Mumford-Shah and Potts Regularization for Manifold-Valued Data with Applications to DTI and Q-Ball Imaging

Mumford-Shah and Potts functionals are powerful variational models for regularization which are widely used in signal and image processing; typical applications are edge-preserving denoising and segmentation. Being both non-smooth and non-convex, they are computationally challenging even for scalar data. For manifold-valued data, the problem becomes even more involved since typical features of vector spaces are not available. In this paper, we propose algorithms for Mumford-Shah and for Potts regularization of manifold-valued signals and images. For the univariate problems, we derive solvers based on dynamic programming combined with (convex) optimization techniques for manifold-valued data.
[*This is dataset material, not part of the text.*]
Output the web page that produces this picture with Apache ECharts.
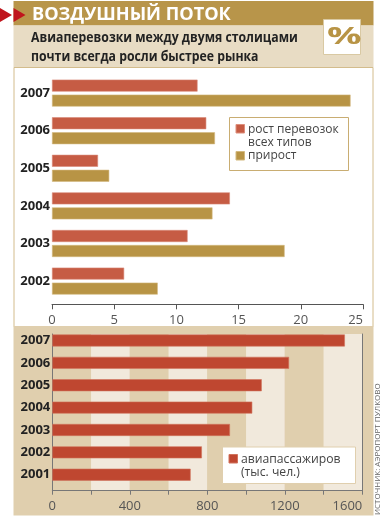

For the class of Cartan-Hadamard manifolds (which includes the data space in diffusion tensor imaging), we show that our algorithms compute global minimizers for any starting point. For the multivariate Mumford-Shah and Potts problems (for image regularization) we propose a splitting into suitable subproblems which we can solve exactly using the techniques developed for the corresponding univariate problems. Our method does not require any a priori restrictions on the edge set and we do not have to discretize the data space. We apply our method to diffusion tensor imaging (DTI) as well as Q-ball imaging. Using the DTI model, we obtain a segmentation of the corpus callosum.